───── Recorded data ─────

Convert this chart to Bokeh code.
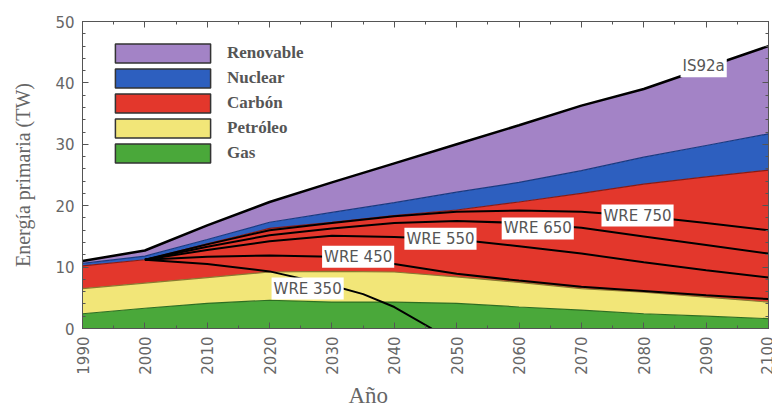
import numpy as np
from bokeh.plotting import figure
from bokeh.models import (ColumnDataSource, Legend, LegendItem, Label, LinearAxis,
                          SingleIntervalTicker, Range1d, Title)
from bokeh.embed import file_html
from bokeh.resources import INLINE

# ---------------- data (TW) ----------------
years = [1990, 2000, 2010, 2020, 2030, 2040, 2050, 2060, 2070, 2080, 2090, 2100]
gas = [2.4, 3.3, 4.1, 4.6, 4.3, 4.3, 4.1, 3.5, 3.0, 2.4, 2.0, 1.6]
petroleo = [4.1, 4.1, 4.2, 4.6, 5.0, 4.9, 4.3, 4.0, 3.5, 3.5, 3.1, 2.7]
carbon = [3.7, 3.8, 5.5, 7.1, 8.0, 9.2, 10.9, 13.1, 15.5, 17.6, 19.6, 21.5]
nuclear = [0.4, 0.6, 0.7, 1.0, 1.6, 2.1, 2.9, 3.2, 3.7, 4.4, 5.1, 5.9]
renovable = [0.4, 0.9, 2.3, 3.3, 4.9, 6.4, 7.8, 9.3, 10.6, 11.1, 12.7, 14.3]

wre_years = [2000, 2010, 2020, 2030, 2040, 2050, 2060, 2070, 2080, 2090, 2100]
wre_450 = [11.2, 11.7, 11.9, 11.7, 10.5, 8.9, 7.8, 6.8, 6.1, 5.4, 4.8]
wre_550 = [11.2, 12.8, 14.2, 15.1, 14.9, 14.5, 13.4, 12.2, 10.8, 9.5, 8.3]
wre_650 = [11.2, 13.3, 15.2, 16.3, 17.2, 17.5, 17.2, 16.4, 15.0, 13.6, 12.2]
wre_750 = [11.2, 13.7, 16.0, 17.2, 18.3, 19.0, 19.2, 19.0, 18.3, 17.2, 16.0]
wre_350_years = [2000, 2010, 2020, 2030, 2035, 2040, 2046]
wre_350 = [11.2, 10.5, 9.3, 7.0, 5.6, 3.5, 0.0]

series_names = ["Gas", "Petróleo", "Carbón", "Nuclear", "Renovable"]
colors = ["#4aa83a", "#f2e678", "#e3372c", "#2d5fbf", "#a383c6"]
edge_colors = ["#2e6e22", "#8a7a30", "#8a1a12", "#1a3a80", "#5a4080"]

label_texts = ["IS92a", "WRE 750", "WRE 650", "WRE 550", "WRE 450", "WRE 350"]
label_years = [2089.6, 2079.0, 2063.0, 2047.4, 2034.2, 2026.1]
label_vals = [42.7, 18.4, 16.3, 14.6, 11.7, 6.5]

x_ticks_interval = 10
y_ticks_interval = 10

# ---------------- figure ----------------
p = figure(width=772, height=414, output_backend="svg", toolbar_location=None,
           x_range=Range1d(1990, 2100), y_range=Range1d(0, 50),
           min_border_left=82, min_border_right=4, min_border_top=21,
           min_border_bottom=86)
p.background_fill_color = "white"
p.border_fill_color = "white"
p.outline_line_color = "#555555"
p.grid.visible = False

keys = ["gas", "petroleo", "carbon", "nuclear", "renovable"]
src = ColumnDataSource(dict(year=years, gas=gas, petroleo=petroleo, carbon=carbon,
                            nuclear=nuclear, renovable=renovable))
p.varea_stack(stackers=keys, x="year", color=colors, source=src)

stack = np.cumsum(np.array([gas, petroleo, carbon, nuclear, renovable]), axis=0)
for i in range(4):
    p.line(years, stack[i], line_color=edge_colors[i], line_width=1.2)
p.line(years, stack[4], line_color="black", line_width=2.5)

for ys, xs in [(wre_450, wre_years), (wre_550, wre_years), (wre_650, wre_years),
               (wre_750, wre_years), (wre_350, wre_350_years)]:
    p.line(xs, ys, line_color="black", line_width=2)

for t, lx, ly in zip(label_texts, label_years, label_vals):
    p.add_layout(Label(x=lx, y=ly, text=t, text_align="center", text_baseline="middle",
                       text_font="DejaVu Sans", text_font_size="15px",
                       text_color="#555555", background_fill_color="white",
                       padding=2))

# legend with outlined boxes (swatch-only renderers, no visible data)
items = []
for name, c in zip(series_names[::-1], colors[::-1]):
    r = p.quad(left=[np.nan], right=[np.nan], top=[np.nan], bottom=[np.nan],
               fill_color=c, line_color="#333333", line_width=1.5)
    items.append(LegendItem(label=name, renderers=[r]))
legend = Legend(items=items, location=(21, 163), glyph_width=119, glyph_height=24,
                label_height=24, spacing=1, padding=0, margin=0,
                label_standoff=5, label_text_font="Liberation Serif",
                label_text_font_style="bold", label_text_font_size="17px",
                label_text_color="#555555", border_line_color=None,
                background_fill_alpha=0)
p.add_layout(legend)

# axes
def style_axis(ax):
    ax.axis_line_color = "#555555"
    ax.major_tick_line_color = "#555555"
    ax.minor_tick_line_color = "#555555"
    ax.major_tick_in = 6
    ax.major_tick_out = 0
    ax.minor_tick_in = 3
    ax.minor_tick_out = 0

xt = SingleIntervalTicker(interval=x_ticks_interval, num_minor_ticks=2)
yt = SingleIntervalTicker(interval=y_ticks_interval, num_minor_ticks=5)
p.xaxis.ticker = xt
p.yaxis.ticker = yt
for ax in p.xaxis + p.yaxis:
    style_axis(ax)
    ax.major_label_text_font = "DejaVu Sans"
    ax.major_label_text_font_size = "15px"
    ax.major_label_text_color = "#666666"
    ax.major_label_standoff = 8
p.xaxis.major_label_orientation = np.pi / 2

p.yaxis.axis_label = "Energía primaria (TW)"
p.yaxis.axis_label_text_font = "Liberation Serif"
p.yaxis.axis_label_text_font_size = "20px"
p.yaxis.axis_label_text_font_style = "normal"
p.yaxis.axis_label_text_color = "#666666"
p.yaxis.axis_label_standoff = 18

top_ticks = list(range(1990, 2101, 10))
right_ticks = list(range(0, 51, 10))
for loc, tk, vals in [("above", xt, top_ticks), ("right", yt, right_ticks)]:
    ax = LinearAxis(ticker=tk, major_label_standoff=0, axis_label_standoff=0,
                    major_label_text_font_size="8px",
                    major_label_overrides={v: "" for v in vals})
    style_axis(ax)
    p.add_layout(ax, loc)

p.add_layout(Title(text="Año", align="left", offset=266, text_font="Liberation Serif",
                   text_font_size="23px", text_font_style="normal",
                   text_color="#666666", standoff=6), "below")

open("out.html", "w").write(file_html(p, INLINE))
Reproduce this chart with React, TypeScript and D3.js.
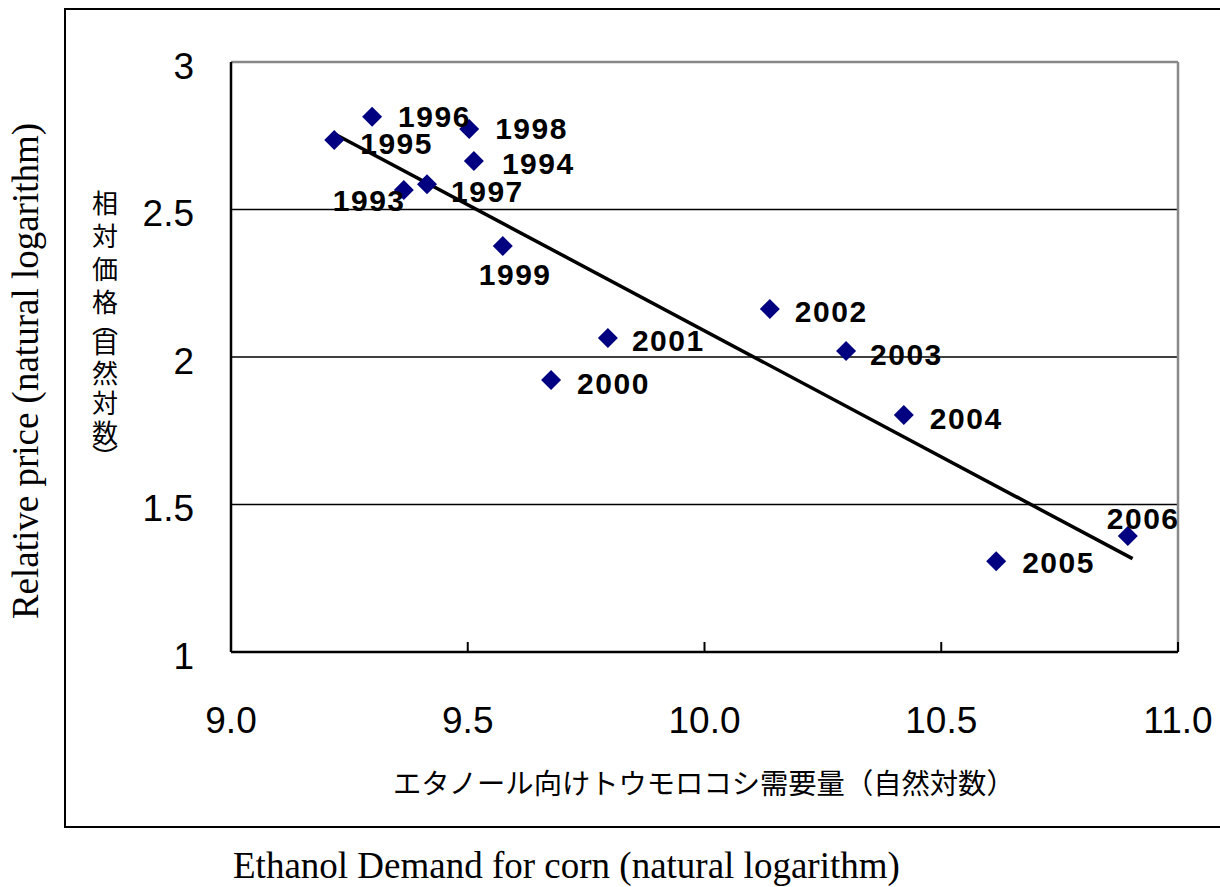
import React from "react";
import * as d3 from "d3";

// ---- data ----
const years = ["1993","1994","1995","1996","1997","1998","1999","2000","2001","2002","2003","2004","2005","2006"];
const demandLog = [9.365, 9.513, 9.218, 9.298, 9.414, 9.503, 9.574, 9.676, 9.796, 10.138, 10.299, 10.421, 10.616, 10.894];
const priceLog = [2.566, 2.664, 2.736, 2.814, 2.586, 2.773, 2.376, 1.922, 2.064, 2.163, 2.020, 1.803, 1.308, 1.393];
const yTicks = [1, 1.5, 2, 2.5, 3];
const xTicks = [9.0, 9.5, 10.0, 10.5, 11.0];
const yTitleEn = "Relative price (natural logarithm)";
const xTitleEn = "Ethanol Demand for corn (natural logarithm)";
const xTitleJa = "エタノール向けトウモロコシ需要量（自然対数）";
const yTitleJaParts = ["相対価格", "︵", "自然対数", "︶"];

// label placement (offsets from the marker, px)
const labelDx = [-71, 28, 26, 26, 24, 26, -24, 26, 24, 25, 24, 26, 26, -21];
const labelDy = [10, 2, 4, 0, 7, 0, 28, 3, 2, 3, 3, 3, 1, -18];

const W = 1220, H = 887;
const M = { left: 231, right: 1178, top: 62, bottom: 652 };

export default function App() {
  const x = d3.scaleLinear().domain([9, 11]).range([M.left, M.right]);
  const y = d3.scaleLinear().domain([1, 3]).range([M.bottom, M.top]);

  // least-squares trend line
  const mx = d3.mean(demandLog)!;
  const my = d3.mean(priceLog)!;
  let sxy = 0, sxx = 0;
  demandLog.forEach((v, i) => { sxy += (v - mx) * (priceLog[i] - my); sxx += (v - mx) * (v - mx); });
  const slope = sxy / sxx;
  const icpt = my - slope * mx;
  const [x0, x1] = d3.extent(demandLog) as [number, number];
  const trend = d3.line<number>().x(d => x(d)).y(d => y(icpt + slope * d))([x0, x1 + 0.01]);

  const diamond = d3.symbol().type(d3.symbolSquare).size(200)()!;

  const numFont = "'Liberation Sans', Arial, sans-serif";
  const serif = "'Liberation Serif', 'Times New Roman', serif";
  const cjk = "'Noto Sans CJK JP', sans-serif";

  return (
    <svg width={W} height={H} style={{ position: "absolute", left: 0, top: 0, background: "#fff" }}>
      <rect x={0} y={0} width={W} height={H} fill="#fff" />
      {/* outer frame */}
      <path d={`M${W + 10},9 H65 V827 H${W + 10}`} fill="none" stroke="#000" strokeWidth={2} />

      {/* gridlines */}
      {yTicks.filter(t => t > 1 && t < 3).map(t => (
        <line key={t} x1={M.left} x2={M.right} y1={y(t)} y2={y(t)} stroke="#000" strokeWidth={1.5} />
      ))}
      {/* plot border: top/right gray */}
      <line x1={M.left} x2={M.right} y1={M.top} y2={M.top} stroke="#888" strokeWidth={2.5} />
      <line x1={M.right} x2={M.right} y1={M.top} y2={M.bottom} stroke="#888" strokeWidth={2.5} />
      {/* axes */}
      <line x1={M.left} x2={M.left} y1={M.top} y2={M.bottom} stroke="#000" strokeWidth={2.5} />
      <line x1={M.left} x2={M.right} y1={M.bottom} y2={M.bottom} stroke="#000" strokeWidth={2.5} />
      {xTicks.map(t => (
        <line key={t} x1={x(t)} x2={x(t)} y1={M.bottom} y2={M.bottom - 10} stroke="#000" strokeWidth={2} />
      ))}

      {/* tick labels */}
      {yTicks.map(t => (
        <text key={t} x={M.left - 37} y={y(t) + 4} textAnchor="end" dominantBaseline="central"
          fontFamily={numFont} fontSize={37} fill="#000">{t}</text>
      ))}
      {xTicks.map(t => (
        <text key={t} x={x(t)} y={720} textAnchor="middle" dominantBaseline="central"
          fontFamily={numFont} fontSize={37} fill="#000">{t.toFixed(1)}</text>
      ))}

      {/* trend line */}
      <path d={trend!} fill="none" stroke="#000" strokeWidth={3.5} />

      {/* points */}
      {demandLog.map((v, i) => (
        <path key={years[i]} d={diamond} transform={`translate(${x(v)},${y(priceLog[i])}) rotate(45)`} fill="#000080" />
      ))}
      {demandLog.map((v, i) => (
        <text key={"l" + years[i]} x={x(v) + labelDx[i]} y={y(priceLog[i]) + labelDy[i]}
          dominantBaseline="central" fontFamily={numFont} fontWeight="bold" fontSize={30}
          letterSpacing={1.5} fill="#000">{years[i]}</text>
      ))}

      {/* titles */}
      <text transform={`translate(38,371) rotate(-90)`} textAnchor="middle" fontFamily={serif} fontSize={37} fill="#000">{yTitleEn}</text>
      <text x={105} y={190} style={{ writingMode: "vertical-rl" }} fontFamily={cjk} fontSize={26} fill="#000">
        <tspan letterSpacing={7}>{yTitleJaParts[0]}</tspan>
        <tspan letterSpacing={-6} dy={-12}>{yTitleJaParts[1]}</tspan>
        <tspan letterSpacing={4}>{yTitleJaParts[2]}</tspan>
        <tspan dy={-6}>{yTitleJaParts[3]}</tspan>
      </text>
      <text x={393} y={781} dominantBaseline="central" fontFamily={cjk} fontSize={28.3} fill="#000">{xTitleJa}</text>
      <text x={233} y={878} fontFamily={serif} fontSize={37} fill="#000">{xTitleEn}</text>
    </svg>
  );
}
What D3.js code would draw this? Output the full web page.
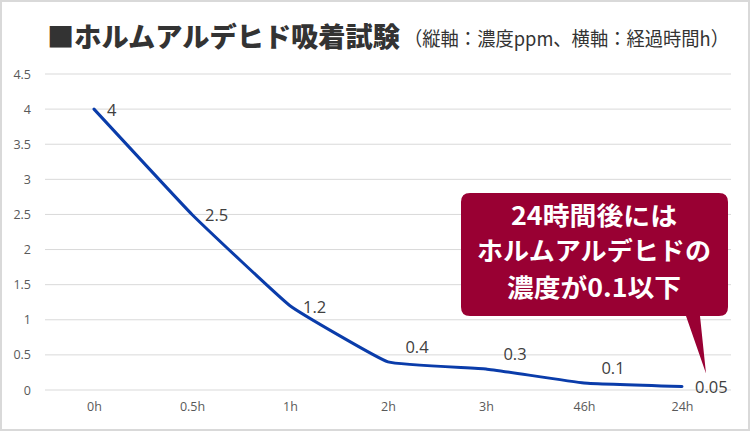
<!DOCTYPE html>
<html><head><meta charset="utf-8">
<script src="https://cdn.jsdelivr.net/npm/d3@7"></script>
<style>
html,body{margin:0;padding:0;background:#fff;}
svg{display:block;}
</style>
</head><body>
<svg id="chart" width="750" height="431"></svg>
<script>
const categories = ["0h","0.5h","1h","2h","3h","46h","24h"];
const values = [4, 2.5, 1.2, 0.4, 0.3, 0.1, 0.05];
const yTicks = [0, 0.5, 1, 1.5, 2, 2.5, 3, 3.5, 4, 4.5];
const labelPlacement = ["right","right","right","above","above","above","right"];
const titleMain = "■ホルムアルデヒド吸着試験";
const titleSub = "（縦軸：濃度ppm、横軸：経過時間h）";
const calloutLines = ["24時間後には", "ホルムアルデヒドの", "濃度が0.1以下"];

const svg = d3.select("#chart");
const W = 750, H = 431;
const jp = "'Noto Sans CJK JP', 'Noto Sans', sans-serif";
const latin = "'Open Sans', 'Noto Sans', sans-serif";

// outer border
svg.append("rect").attr("x",1).attr("y",1).attr("width",W-2).attr("height",H-2)
  .attr("fill","#fff").attr("stroke","#d9d9d9").attr("stroke-width",2);

const x = d3.scalePoint().domain(categories).range([45, 731]).padding(0.5);
const y = d3.scaleLinear().domain([0, 4.5]).range([390, 74]);

// gridlines
svg.append("g").selectAll("line").data(yTicks).join("line")
  .attr("x1",45).attr("x2",731)
  .attr("y1",d=>y(d)).attr("y2",d=>y(d))
  .attr("stroke","#d9d9d9").attr("stroke-width",1);

// y axis
const yAxis = svg.append("g").attr("transform","translate(31,0)")
  .call(d3.axisLeft(y).tickValues(yTicks).tickFormat(d=>String(d)).tickSize(0).tickPadding(0));
yAxis.select(".domain").remove();
yAxis.selectAll("text").attr("font-family",latin).attr("font-size",12.5).attr("fill","#595959");

// x axis
const xAxis = svg.append("g").attr("transform","translate(0,402)")
  .call(d3.axisBottom(x).tickSize(0).tickPadding(0));
xAxis.select(".domain").remove();
xAxis.selectAll("text").attr("font-family",latin).attr("font-size",12.5).attr("fill","#595959").attr("dy","0.71em");

// line
const data = categories.map((c,i)=>({c, v:values[i], p:labelPlacement[i]}));
const line = d3.line().x(d=>x(d.c)).y(d=>y(d.v)).curve(d3.curveCardinal.tension(0.7));
svg.append("path").datum(data).attr("d",line)
  .attr("fill","none").attr("stroke","#0a3caa").attr("stroke-width",3)
  .attr("stroke-linejoin","round").attr("stroke-linecap","round");

// data labels
svg.append("g").selectAll("text").data(data).join("text")
  .attr("x",d=> d.p==="above" ? x(d.c)+29 : x(d.c)+13)
  .attr("y",d=> d.p==="above" ? y(d.v)-15 : y(d.v)+1)
  .attr("dy","0.35em")
  .attr("text-anchor",d=> d.p==="above" ? "middle" : "start")
  .attr("font-family",latin).attr("font-size",16.5).attr("fill","#404040")
  .text(d=>String(d.v));

// title
svg.append("text").attr("x",47).attr("y",47)
  .attr("font-family",jp).attr("font-weight",900).attr("font-size",27).attr("fill","#333")
  .attr("textLength",353).attr("lengthAdjust","spacingAndGlyphs")
  .text(titleMain);
svg.append("text").attr("x",404).attr("y",46)
  .attr("font-family",jp).attr("font-weight",400).attr("font-size",19.5).attr("fill","#333")
  .attr("textLength",325).attr("lengthAdjust","spacingAndGlyphs")
  .text(titleSub);

// callout
const last = data[data.length-1];
const tipX = x(last.c)+24, tipY = y(last.v)-13;
const bx0=461, bx1=728, by0=193, by1=316, r=9;
const calloutPath = `M${bx0+r},${by0} H${bx1-r} Q${bx1},${by0} ${bx1},${by0+r} V${by1-r} Q${bx1},${by1} ${bx1-r},${by1}
  H700 L${tipX},${tipY} L686,${by1} H${bx0+r} Q${bx0},${by1} ${bx0},${by1-r} V${by0+r} Q${bx0},${by0} ${bx0+r},${by0} Z`;
svg.append("path").attr("d",calloutPath).attr("fill","#990033");
const lens = [166, 234, 174];
const ys = [216, 251, 288];
svg.append("g").selectAll("text").data(calloutLines).join("text")
  .attr("x",594).attr("y",(d,i)=>ys[i]).attr("dy","0.36em")
  .attr("text-anchor","middle")
  .attr("font-family",jp).attr("font-weight",700).attr("font-size",25).attr("fill","#fff")
  .attr("textLength",(d,i)=>lens[i]).attr("lengthAdjust","spacingAndGlyphs")
  .text(d=>d);
</script>
</body></html>
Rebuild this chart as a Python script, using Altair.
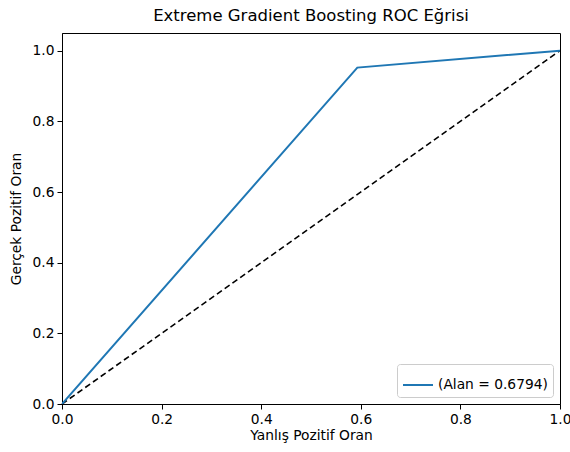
import altair as alt
import pandas as pd

fpr = [0.0, 0.593, 1.0]
tpr = [0.0, 0.952, 1.0]
diag_x = [0.0, 1.0]
diag_y = [0.0, 1.0]
label = "(Alan = 0.6794)"
title = "Extreme Gradient Boosting ROC Eğrisi"
ticks = [0.0, 0.2, 0.4, 0.6, 0.8, 1.0]

roc = pd.DataFrame({"fpr": fpr, "tpr": tpr, "series": [label] * len(fpr)})
diag = pd.DataFrame({"fpr": diag_x, "tpr": diag_y})

F = "DejaVu Sans"
FS = 13.8
xs = alt.Scale(domain=[0, 1], nice=False, zero=False)
ys = alt.Scale(domain=[0, 1.05], nice=False, zero=False)
common = dict(grid=False, labelFont=F, titleFont=F, labelFontSize=FS,
              titleFontSize=FS, titleFontWeight="normal", labelColor="black",
              titleColor="black", domainColor="black", tickColor="black",
              tickSize=5, labelPadding=3, labelFlush=False)
xax = alt.Axis(values=ticks, format=".1f", title="Yanlış Pozitif Oran",
               titlePadding=3, **common)
yax = alt.Axis(values=ticks, format=".1f", title="Gerçek Pozitif Oran",
               titlePadding=9, **common)

line = alt.Chart(roc).mark_line(strokeWidth=2, clip=True).encode(
    x=alt.X("fpr:Q", scale=xs, axis=xax),
    y=alt.Y("tpr:Q", scale=ys, axis=yax),
    color=alt.Color("series:N", scale=alt.Scale(range=["#1f77b4"]),
                    legend=alt.Legend(title=None, orient="bottom-right",
                                      symbolType="stroke", symbolStrokeWidth=2,
                                      symbolSize=900, fillColor="white",
                                      strokeColor="#cccccc", padding=5,
                                      cornerRadius=3, labelFontSize=FS,
                                      labelFont=F, labelColor="black",
                                      offset=7)),
)
dash = alt.Chart(diag).mark_line(color="black", strokeWidth=1.6,
                                 strokeDash=[6, 3.5]).encode(
    x=alt.X("fpr:Q", scale=xs),
    y=alt.Y("tpr:Q", scale=ys),
)

chart = alt.layer(dash, line).properties(
    width=498, height=371,
    background="white",
    title=alt.TitleParams(title, font=F, fontSize=16.5, fontWeight="normal",
                          anchor="middle", offset=9, color="black"),
    autosize=alt.AutoSizeParams(type="none"),
    padding={"left": 62, "top": 33, "right": 10, "bottom": 48},
).configure_view(stroke="black", strokeWidth=1)

chart.save("out.html", embed_options={"renderer": "svg", "actions": False})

─────

Begin at the line containing "Reproduce this chart", end at the line containing "import * as", and copy those lines word for word, both included. Skip pictures.

Expected answer:
Reproduce this chart with React, TypeScript and D3.js.
import React from "react";
import * as d3 from "d3";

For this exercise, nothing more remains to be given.